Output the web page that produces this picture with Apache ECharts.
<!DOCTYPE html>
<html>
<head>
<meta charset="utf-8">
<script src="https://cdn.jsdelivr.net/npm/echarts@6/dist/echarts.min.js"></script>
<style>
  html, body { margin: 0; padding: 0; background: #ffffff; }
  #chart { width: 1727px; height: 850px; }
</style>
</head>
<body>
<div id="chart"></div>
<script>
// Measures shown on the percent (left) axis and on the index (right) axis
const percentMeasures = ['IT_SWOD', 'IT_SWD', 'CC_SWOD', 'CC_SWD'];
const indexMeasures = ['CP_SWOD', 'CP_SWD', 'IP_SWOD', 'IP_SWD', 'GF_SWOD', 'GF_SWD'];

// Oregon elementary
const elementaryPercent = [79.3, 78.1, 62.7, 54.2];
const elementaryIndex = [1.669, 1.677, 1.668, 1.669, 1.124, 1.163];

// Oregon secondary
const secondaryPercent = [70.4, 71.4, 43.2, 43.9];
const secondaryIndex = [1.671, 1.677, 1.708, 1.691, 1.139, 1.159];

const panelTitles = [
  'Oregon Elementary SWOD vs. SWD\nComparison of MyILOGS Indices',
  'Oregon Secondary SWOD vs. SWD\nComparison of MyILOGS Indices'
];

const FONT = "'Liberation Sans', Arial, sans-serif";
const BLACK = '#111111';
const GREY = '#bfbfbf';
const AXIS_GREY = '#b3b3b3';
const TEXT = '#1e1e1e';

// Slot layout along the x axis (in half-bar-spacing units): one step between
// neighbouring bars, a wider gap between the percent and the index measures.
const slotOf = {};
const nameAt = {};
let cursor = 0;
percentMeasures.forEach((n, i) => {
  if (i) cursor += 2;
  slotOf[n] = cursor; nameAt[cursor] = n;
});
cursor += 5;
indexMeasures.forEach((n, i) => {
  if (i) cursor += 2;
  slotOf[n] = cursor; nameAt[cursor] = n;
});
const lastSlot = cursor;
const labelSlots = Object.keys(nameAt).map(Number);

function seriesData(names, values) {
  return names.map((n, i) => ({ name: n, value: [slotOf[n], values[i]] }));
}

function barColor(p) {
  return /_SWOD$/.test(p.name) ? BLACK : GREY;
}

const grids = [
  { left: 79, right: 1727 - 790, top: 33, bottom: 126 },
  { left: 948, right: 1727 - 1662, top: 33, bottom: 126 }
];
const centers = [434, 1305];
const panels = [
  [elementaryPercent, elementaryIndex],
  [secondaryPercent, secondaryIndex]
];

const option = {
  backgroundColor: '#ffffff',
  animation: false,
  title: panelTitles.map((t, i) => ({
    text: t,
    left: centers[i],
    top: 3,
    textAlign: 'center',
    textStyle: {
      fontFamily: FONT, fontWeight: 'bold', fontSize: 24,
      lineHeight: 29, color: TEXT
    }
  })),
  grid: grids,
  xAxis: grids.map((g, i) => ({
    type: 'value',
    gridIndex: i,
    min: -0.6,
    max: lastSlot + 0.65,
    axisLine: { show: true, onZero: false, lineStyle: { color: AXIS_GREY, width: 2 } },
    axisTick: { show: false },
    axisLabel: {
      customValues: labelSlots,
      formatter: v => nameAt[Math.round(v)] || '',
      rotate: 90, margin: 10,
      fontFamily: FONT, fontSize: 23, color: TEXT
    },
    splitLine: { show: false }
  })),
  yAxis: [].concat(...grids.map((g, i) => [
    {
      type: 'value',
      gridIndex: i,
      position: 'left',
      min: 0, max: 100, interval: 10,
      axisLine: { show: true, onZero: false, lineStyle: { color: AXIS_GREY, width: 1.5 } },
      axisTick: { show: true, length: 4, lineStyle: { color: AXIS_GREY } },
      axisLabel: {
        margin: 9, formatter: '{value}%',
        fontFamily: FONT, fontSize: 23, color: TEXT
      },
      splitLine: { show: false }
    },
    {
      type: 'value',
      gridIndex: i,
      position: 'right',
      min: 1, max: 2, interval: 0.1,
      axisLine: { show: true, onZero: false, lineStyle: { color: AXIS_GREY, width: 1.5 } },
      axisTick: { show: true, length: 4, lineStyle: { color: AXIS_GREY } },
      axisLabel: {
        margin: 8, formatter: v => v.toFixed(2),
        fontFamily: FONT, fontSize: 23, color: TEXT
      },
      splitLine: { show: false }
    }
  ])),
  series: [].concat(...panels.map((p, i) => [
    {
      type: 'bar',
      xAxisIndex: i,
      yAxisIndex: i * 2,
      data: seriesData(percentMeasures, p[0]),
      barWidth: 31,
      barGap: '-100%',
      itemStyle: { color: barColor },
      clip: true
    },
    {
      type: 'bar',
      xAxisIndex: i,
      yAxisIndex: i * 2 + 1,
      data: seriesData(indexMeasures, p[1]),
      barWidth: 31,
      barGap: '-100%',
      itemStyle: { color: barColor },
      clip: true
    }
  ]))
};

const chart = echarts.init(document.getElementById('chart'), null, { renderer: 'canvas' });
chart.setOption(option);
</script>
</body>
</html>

= GIVEN PROBLEM =
Each line above must be printed exactly as it appears.

= WORKED SOLUTION =
Output the web page that produces this picture with Apache ECharts.
<!DOCTYPE html>
<html>
<head>
<meta charset="utf-8">
<script src="https://cdn.jsdelivr.net/npm/echarts@6/dist/echarts.min.js"></script>
<style>
  html, body { margin: 0; padding: 0; background: #ffffff; }
  #chart { width: 1727px; height: 850px; }
</style>
</head>
<body>
<div id="chart"></div>
<script>
// Measures shown on the percent (left) axis and on the index (right) axis
const percentMeasures = ['IT_SWOD', 'IT_SWD', 'CC_SWOD', 'CC_SWD'];
const indexMeasures = ['CP_SWOD', 'CP_SWD', 'IP_SWOD', 'IP_SWD', 'GF_SWOD', 'GF_SWD'];

// Oregon elementary
const elementaryPercent = [79.3, 78.1, 62.7, 54.2];
const elementaryIndex = [1.669, 1.677, 1.668, 1.669, 1.124, 1.163];

// Oregon secondary
const secondaryPercent = [70.4, 71.4, 43.2, 43.9];
const secondaryIndex = [1.671, 1.677, 1.708, 1.691, 1.139, 1.159];

const panelTitles = [
  'Oregon Elementary SWOD vs. SWD\nComparison of MyILOGS Indices',
  'Oregon Secondary SWOD vs. SWD\nComparison of MyILOGS Indices'
];

const FONT = "'Liberation Sans', Arial, sans-serif";
const BLACK = '#111111';
const GREY = '#bfbfbf';
const AXIS_GREY = '#b3b3b3';
const TEXT = '#1e1e1e';

// Slot layout along the x axis (in half-bar-spacing units): one step between
// neighbouring bars, a wider gap between the percent and the index measures.
const slotOf = {};
const nameAt = {};
let cursor = 0;
percentMeasures.forEach((n, i) => {
  if (i) cursor += 2;
  slotOf[n] = cursor; nameAt[cursor] = n;
});
cursor += 5;
indexMeasures.forEach((n, i) => {
  if (i) cursor += 2;
  slotOf[n] = cursor; nameAt[cursor] = n;
});
const lastSlot = cursor;
const labelSlots = Object.keys(nameAt).map(Number);

function seriesData(names, values) {
  return names.map((n, i) => ({ name: n, value: [slotOf[n], values[i]] }));
}

function barColor(p) {
  return /_SWOD$/.test(p.name) ? BLACK : GREY;
}

const grids = [
  { left: 79, right: 1727 - 790, top: 33, bottom: 126 },
  { left: 948, right: 1727 - 1662, top: 33, bottom: 126 }
];
const centers = [434, 1305];
const panels = [
  [elementaryPercent, elementaryIndex],
  [secondaryPercent, secondaryIndex]
];

const option = {
  backgroundColor: '#ffffff',
  animation: false,
  title: panelTitles.map((t, i) => ({
    text: t,
    left: centers[i],
    top: 3,
    textAlign: 'center',
    textStyle: {
      fontFamily: FONT, fontWeight: 'bold', fontSize: 24,
      lineHeight: 29, color: TEXT
    }
  })),
  grid: grids,
  xAxis: grids.map((g, i) => ({
    type: 'value',
    gridIndex: i,
    min: -0.6,
    max: lastSlot + 0.65,
    axisLine: { show: true, onZero: false, lineStyle: { color: AXIS_GREY, width: 2 } },
    axisTick: { show: false },
    axisLabel: {
      customValues: labelSlots,
      formatter: v => nameAt[Math.round(v)] || '',
      rotate: 90, margin: 10,
      fontFamily: FONT, fontSize: 23, color: TEXT
    },
    splitLine: { show: false }
  })),
  yAxis: [].concat(...grids.map((g, i) => [
    {
      type: 'value',
      gridIndex: i,
      position: 'left',
      min: 0, max: 100, interval: 10,
      axisLine: { show: true, onZero: false, lineStyle: { color: AXIS_GREY, width: 1.5 } },
      axisTick: { show: true, length: 4, lineStyle: { color: AXIS_GREY } },
      axisLabel: {
        margin: 9, formatter: '{value}%',
        fontFamily: FONT, fontSize: 23, color: TEXT
      },
      splitLine: { show: false }
    },
    {
      type: 'value',
      gridIndex: i,
      position: 'right',
      min: 1, max: 2, interval: 0.1,
      axisLine: { show: true, onZero: false, lineStyle: { color: AXIS_GREY, width: 1.5 } },
      axisTick: { show: true, length: 4, lineStyle: { color: AXIS_GREY } },
      axisLabel: {
        margin: 8, formatter: v => v.toFixed(2),
        fontFamily: FONT, fontSize: 23, color: TEXT
      },
      splitLine: { show: false }
    }
  ])),
  series: [].concat(...panels.map((p, i) => [
    {
      type: 'bar',
      xAxisIndex: i,
      yAxisIndex: i * 2,
      data: seriesData(percentMeasures, p[0]),
      barWidth: 31,
      barGap: '-100%',
      itemStyle: { color: barColor },
      clip: true
    },
    {
      type: 'bar',
      xAxisIndex: i,
      yAxisIndex: i * 2 + 1,
      data: seriesData(indexMeasures, p[1]),
      barWidth: 31,
      barGap: '-100%',
      itemStyle: { color: barColor },
      clip: true
    }
  ]))
};

const chart = echarts.init(document.getElementById('chart'), null, { renderer: 'canvas' });
chart.setOption(option);
</script>
</body>
</html>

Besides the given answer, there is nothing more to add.